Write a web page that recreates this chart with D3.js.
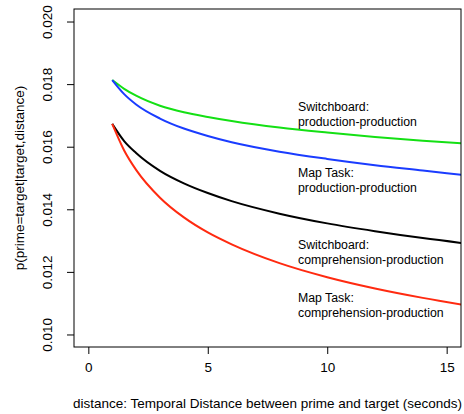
<!DOCTYPE html>
<html>
<head>
<meta charset="utf-8">
<script src="https://cdn.jsdelivr.net/npm/d3@7"></script>
<style>
    body { margin: 0; background: #fff; }
    text { font-family: "Liberation Sans", Arial, Helvetica, sans-serif; fill: #000; }
</style>
</head>
<body>
<div id="chart"></div>
<script>
// data
const distance = [1, 1.5, 2, 3, 4, 5, 6, 8, 10, 12, 14, 16];
const sbProdProd = [0.01813, 0.01785, 0.01763, 0.01731, 0.01710, 0.01695, 0.01682, 0.01661, 0.01645, 0.01631, 0.01619, 0.01609];
const mtProdProd = [0.01813, 0.01768, 0.01735, 0.01690, 0.01658, 0.01634, 0.01614, 0.01584, 0.01561, 0.01541, 0.01524, 0.01507];
const sbCompProd = [0.01673, 0.01618, 0.01580, 0.01523, 0.01483, 0.01452, 0.01426, 0.01386, 0.01355, 0.01330, 0.01308, 0.01289];
const mtCompProd = [0.01673, 0.01588, 0.01526, 0.01437, 0.01374, 0.01326, 0.01288, 0.01228, 0.01183, 0.01147, 0.01117, 0.01091];

const xTicks = [0, 5, 10, 15];
const yTicks = [0.010, 0.012, 0.014, 0.016, 0.018, 0.020];

const seriesNames = [
    ["Switchboard:", "production-production"],
    ["Map Task:", "production-production"],
    ["Switchboard:", "comprehension-production"],
    ["Map Task:", "comprehension-production"]
];
const seriesColors = ["#14e014", "#1a3cff", "#000000", "#ff2a10"];

// svg size
const width = 464;
const height = 414;
const margin = {top: 9, right: 3, bottom: 67, left: 74};
const chartWidth = width - margin.left - margin.right;
const chartHeight = height - margin.top - margin.bottom;

const svg = d3.select("#chart").append("svg")
    .attr("width", width)
    .attr("height", height);

const chartGroup = svg.append("g")
    .attr("transform", `translate(${margin.left}, ${margin.top})`);

// R style 4% padding around xlim = c(0,15), ylim = c(0.01,0.02)
const x = d3.scaleLinear().domain([-0.6, 15.6]).range([0, chartWidth]);
const y = d3.scaleLinear().domain([0.0096, 0.0204]).range([chartHeight, 0]);

chartGroup.append("clipPath").attr("id", "clip")
    .append("rect")
    .attr("width", chartWidth)
    .attr("height", chartHeight);

// lines
const line = d3.line()
    .x(d => x(d[0]))
    .y(d => y(d[1]))
    .curve(d3.curveMonotoneX);

const series = [sbProdProd, mtProdProd, sbCompProd, mtCompProd];
series.forEach((vals, i) => {
    chartGroup.append("path")
        .datum(distance.map((d, j) => [d, vals[j]]))
        .attr("clip-path", "url(#clip)")
        .attr("d", line)
        .attr("fill", "none")
        .attr("stroke", seriesColors[i])
        .attr("stroke-width", 2);
});

// annotations
const labelY = [110.5, 176.5, 248.5, 301.5];
seriesNames.forEach((lines, i) => {
    const t = svg.append("text")
        .attr("x", 298)
        .attr("y", labelY[i])
        .style("font-size", "12.3px");
    lines.forEach((s, k) => {
        t.append("tspan")
            .attr("x", 298)
            .attr("dy", k == 0 ? 0 : 15.5)
            .text(s);
    });
});

// box
chartGroup.append("rect")
    .attr("width", chartWidth)
    .attr("height", chartHeight)
    .attr("fill", "none")
    .attr("stroke", "#000")
    .attr("stroke-width", 1);

// axes
const bottomAxis = d3.axisBottom(x).tickValues(xTicks).tickSize(7).tickPadding(8).tickFormat(d3.format("d"));
const xAxis = chartGroup.append("g")
    .attr("transform", `translate(0, ${chartHeight})`)
    .call(bottomAxis);
xAxis.select(".domain").remove();

const leftAxis = d3.axisLeft(y).tickValues(yTicks).tickSize(7).tickFormat(d3.format(".3f"));
const yAxis = chartGroup.append("g").call(leftAxis);
yAxis.select(".domain").remove();
yAxis.selectAll(".tick text")
    .attr("x", null).attr("dy", null)
    .attr("text-anchor", "middle")
    .attr("transform", "translate(-27,0) rotate(-90)")
    .attr("dy", "0.35em");

svg.selectAll(".tick text").style("font-size", "13.5px").style("font-family", "'Liberation Sans', Arial, sans-serif");
svg.selectAll(".tick line").attr("stroke", "#000");

// axis labels
svg.append("text")
    .attr("x", margin.left + chartWidth / 2)
    .attr("y", 408)
    .attr("text-anchor", "middle")
    .style("font-size", "13.5px")
    .text("distance: Temporal Distance between prime and target (seconds)");

svg.append("text")
    .attr("transform", `translate(24, ${margin.top + chartHeight / 2}) rotate(-90)`)
    .attr("text-anchor", "middle")
    .style("font-size", "13.5px")
    .text("p(prime=target|target,distance)");
</script>
</body>
</html>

----------------

- **WRITTEN INSTRUCTION**
Omit the pictures and give the material again, exactly and in full.

- **ANSWER**
Write a web page that recreates this chart with D3.js.
<!DOCTYPE html>
<html>
<head>
<meta charset="utf-8">
<script src="https://cdn.jsdelivr.net/npm/d3@7"></script>
<style>
    body { margin: 0; background: #fff; }
    text { font-family: "Liberation Sans", Arial, Helvetica, sans-serif; fill: #000; }
</style>
</head>
<body>
<div id="chart"></div>
<script>
// data
const distance = [1, 1.5, 2, 3, 4, 5, 6, 8, 10, 12, 14, 16];
const sbProdProd = [0.01813, 0.01785, 0.01763, 0.01731, 0.01710, 0.01695, 0.01682, 0.01661, 0.01645, 0.01631, 0.01619, 0.01609];
const mtProdProd = [0.01813, 0.01768, 0.01735, 0.01690, 0.01658, 0.01634, 0.01614, 0.01584, 0.01561, 0.01541, 0.01524, 0.01507];
const sbCompProd = [0.01673, 0.01618, 0.01580, 0.01523, 0.01483, 0.01452, 0.01426, 0.01386, 0.01355, 0.01330, 0.01308, 0.01289];
const mtCompProd = [0.01673, 0.01588, 0.01526, 0.01437, 0.01374, 0.01326, 0.01288, 0.01228, 0.01183, 0.01147, 0.01117, 0.01091];

const xTicks = [0, 5, 10, 15];
const yTicks = [0.010, 0.012, 0.014, 0.016, 0.018, 0.020];

const seriesNames = [
    ["Switchboard:", "production-production"],
    ["Map Task:", "production-production"],
    ["Switchboard:", "comprehension-production"],
    ["Map Task:", "comprehension-production"]
];
const seriesColors = ["#14e014", "#1a3cff", "#000000", "#ff2a10"];

// svg size
const width = 464;
const height = 414;
const margin = {top: 9, right: 3, bottom: 67, left: 74};
const chartWidth = width - margin.left - margin.right;
const chartHeight = height - margin.top - margin.bottom;

const svg = d3.select("#chart").append("svg")
    .attr("width", width)
    .attr("height", height);

const chartGroup = svg.append("g")
    .attr("transform", `translate(${margin.left}, ${margin.top})`);

// R style 4% padding around xlim = c(0,15), ylim = c(0.01,0.02)
const x = d3.scaleLinear().domain([-0.6, 15.6]).range([0, chartWidth]);
const y = d3.scaleLinear().domain([0.0096, 0.0204]).range([chartHeight, 0]);

chartGroup.append("clipPath").attr("id", "clip")
    .append("rect")
    .attr("width", chartWidth)
    .attr("height", chartHeight);

// lines
const line = d3.line()
    .x(d => x(d[0]))
    .y(d => y(d[1]))
    .curve(d3.curveMonotoneX);

const series = [sbProdProd, mtProdProd, sbCompProd, mtCompProd];
series.forEach((vals, i) => {
    chartGroup.append("path")
        .datum(distance.map((d, j) => [d, vals[j]]))
        .attr("clip-path", "url(#clip)")
        .attr("d", line)
        .attr("fill", "none")
        .attr("stroke", seriesColors[i])
        .attr("stroke-width", 2);
});

// annotations
const labelY = [110.5, 176.5, 248.5, 301.5];
seriesNames.forEach((lines, i) => {
    const t = svg.append("text")
        .attr("x", 298)
        .attr("y", labelY[i])
        .style("font-size", "12.3px");
    lines.forEach((s, k) => {
        t.append("tspan")
            .attr("x", 298)
            .attr("dy", k == 0 ? 0 : 15.5)
            .text(s);
    });
});

// box
chartGroup.append("rect")
    .attr("width", chartWidth)
    .attr("height", chartHeight)
    .attr("fill", "none")
    .attr("stroke", "#000")
    .attr("stroke-width", 1);

// axes
const bottomAxis = d3.axisBottom(x).tickValues(xTicks).tickSize(7).tickPadding(8).tickFormat(d3.format("d"));
const xAxis = chartGroup.append("g")
    .attr("transform", `translate(0, ${chartHeight})`)
    .call(bottomAxis);
xAxis.select(".domain").remove();

const leftAxis = d3.axisLeft(y).tickValues(yTicks).tickSize(7).tickFormat(d3.format(".3f"));
const yAxis = chartGroup.append("g").call(leftAxis);
yAxis.select(".domain").remove();
yAxis.selectAll(".tick text")
    .attr("x", null).attr("dy", null)
    .attr("text-anchor", "middle")
    .attr("transform", "translate(-27,0) rotate(-90)")
    .attr("dy", "0.35em");

svg.selectAll(".tick text").style("font-size", "13.5px").style("font-family", "'Liberation Sans', Arial, sans-serif");
svg.selectAll(".tick line").attr("stroke", "#000");

// axis labels
svg.append("text")
    .attr("x", margin.left + chartWidth / 2)
    .attr("y", 408)
    .attr("text-anchor", "middle")
    .style("font-size", "13.5px")
    .text("distance: Temporal Distance between prime and target (seconds)");

svg.append("text")
    .attr("transform", `translate(24, ${margin.top + chartHeight / 2}) rotate(-90)`)
    .attr("text-anchor", "middle")
    .style("font-size", "13.5px")
    .text("p(prime=target|target,distance)");
</script>
</body>
</html>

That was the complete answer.